Thursday 3 September 2009

Summer?

I think I spoke too soon about the summer. I'm sitting here at my desk in Prefab Towers (note to manager: it's my lunchtime), the wind is howling through the air conditioning vents and whistling round the building. This building actually moans in the wind, 'I want a holiday! I want to get away from the three lane gyratory system that makes me dizzy all the time!, Let me free from my footings!'.

The noises are quite spooky, and all that is needed to convert the whole working day experience into a Gothic horror movie would be the squadron of bats I saw in India that had the wing span of light aircraft. During the day they could hang upside down from the air conditioning vents. In quiet moments, employees could get up and tickle their tummies as a stress busting exercise. We could throw in a couple of rabid dogs slathering at the bottom of the stairwells and lifts that go up and down without picking up any passengers (hang on a minute, I think we've got that effect already).

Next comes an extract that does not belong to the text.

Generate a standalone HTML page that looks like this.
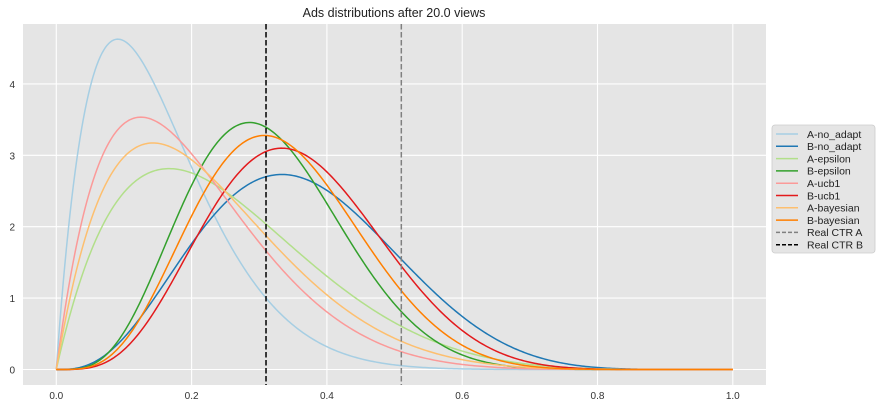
<!DOCTYPE html>
<html><head><meta charset="utf-8"><style>
body{margin:0;background:#fff;font-family:"Liberation Sans",sans-serif;}
svg text{font-family:"Liberation Sans",sans-serif;}
</style></head><body>
<svg id="chart" width="878" height="411" xmlns="http://www.w3.org/2000/svg">
<rect x="23" y="24" width="743" height="361" fill="#e5e5e5"/>
<g id="grid"></g>
<g id="series"></g>
<text x="394" y="17" text-anchor="middle" font-size="12.5" fill="#222">Ads distributions after 20.0 views</text>
<g id="ticks"></g>
<g id="legend"></g>
</svg>
<script>
const names=["A-no_adapt","B-no_adapt","A-epsilon","B-epsilon","A-ucb1","B-ucb1","A-bayesian","B-bayesian"];
const alphas=[2,4,2,5,2,5,2,5];
const betas=[11,7,6,11,8,9,7,10];
const colors=["#a6cee3","#1f78b4","#b2df8a","#33a02c","#fb9a99","#e31a1c","#fdbf6f","#ff7f00"];
const ctrNames=["Real CTR A","Real CTR B"];
const ctrValues=[0.51,0.31];
const ctrColors=["#808080","#000000"];
const xTicks=[0,0.2,0.4,0.6,0.8,1.0];
const xTickLabels=["0.0","0.2","0.4","0.6","0.8","1.0"];
const yTicks=[0,1,2,3,4];
const yTickLabels=["0","1","2","3","4"];

const NS="http://www.w3.org/2000/svg";
const X=v=>56.3+v*676.5;
const Y=v=>369.5-v*71.4;
function mk(tag,attrs,parent){const e=document.createElementNS(NS,tag);for(const k in attrs)e.setAttribute(k,attrs[k]);parent.appendChild(e);return e;}
function lgamma(n){let s=0;for(let i=2;i<n;i++)s+=Math.log(i);return s;}
function betaPdf(x,a,b){if(x<=0||x>=1)return 0;return Math.exp((a-1)*Math.log(x)+(b-1)*Math.log(1-x)+lgamma(a+b)-lgamma(a)-lgamma(b));}

const grid=document.getElementById('grid'),ticks=document.getElementById('ticks');
xTicks.forEach((t,i)=>{
  const l=mk('line',{x1:X(t),x2:X(t),y1:24,y2:385,stroke:'#fff','stroke-width':1.1},grid);
  
  
  const tx=mk('text',{x:X(t),y:399,'text-anchor':'middle','font-size':10,fill:'#333'},ticks);
  tx.textContent=xTickLabels[i];
  
  
});
yTicks.forEach((t,i)=>{
  const l=mk('line',{x1:23,x2:766,y1:Y(t),y2:Y(t),stroke:'#fff','stroke-width':1.1},grid);
  
  
  const tx=mk('text',{x:15,y:Y(t)+4,'text-anchor':'end','font-size':10,fill:'#333'},ticks);
  tx.textContent=yTickLabels[i];
  
  
});
const sg=document.getElementById('series');
names.forEach((n,i)=>{
  let d='';
  for(let k=0;k<=400;k++){const x=k/400;d+=(k?'L':'M')+X(x).toFixed(2)+','+Y(betaPdf(x,alphas[i],betas[i])).toFixed(2);}
  const p=mk('path',{d:d,fill:'none',stroke:colors[i],'stroke-width':1.5},sg);
  
  
});
ctrValues.forEach((v,i)=>{
  const l=mk('line',{x1:X(v),x2:X(v),y1:24,y2:385,stroke:ctrColors[i],'stroke-width':1.5,'stroke-dasharray':'5.5,2.5'},sg);
  
  
});
const lg=document.getElementById('legend');
const lr=mk('rect',{x:772,y:125,width:103,height:128,rx:3,fill:'#e5e5e5',stroke:'#ccc','stroke-width':0.8},lg);


const allNames=names.concat(ctrNames),allColors=colors.concat(ctrColors);
allNames.forEach((n,i)=>{
  const y=134+i*12.3;
  const g=mk('g',{},lg);
  
  
  const attrs={x1:776,x2:798,y1:y,y2:y,stroke:allColors[i],'stroke-width':1.5};
  if(i>=names.length)attrs['stroke-dasharray']='4,2';
  mk('line',attrs,g);
  const t=mk('text',{x:807,y:y+3.8,'font-size':10.5,fill:'#222'},g);
  t.textContent=n;
});
</script>
</body></html>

My slightly grubby-from-pollution net curtains are straining at the rail, billowing out as if allowing access to unseen entities. Time seems to have stood still (sorry, that's just how it feels at the new photocopying/printing machine) and the electrical equipment in the office is acting strangely (no change there either, come to think of it).

This is of course all an effort to take my mind off the yearning I am currently experiencing for a large, iced currant bun. I've had a couple of boiled sweets, but they're just not hitting the spot. I've also eaten all my favourite orangey ones, and am feeling depressed at the thought of succombing, in desperation, to pineapple. If you eat too many boiled sweets, your teeth get a bit furry. You can spend a bit of time deciding whether to suck or crunch (no comments please, I know what you're like now). Sucking gives longer lasting pleasure, the crunch gives a lovely burst of flavour, but runs the risk of follow up appointments with the 'Butcher of Teddington', sorry, I mean my dentist.

Maybe that's the where the real terror lies.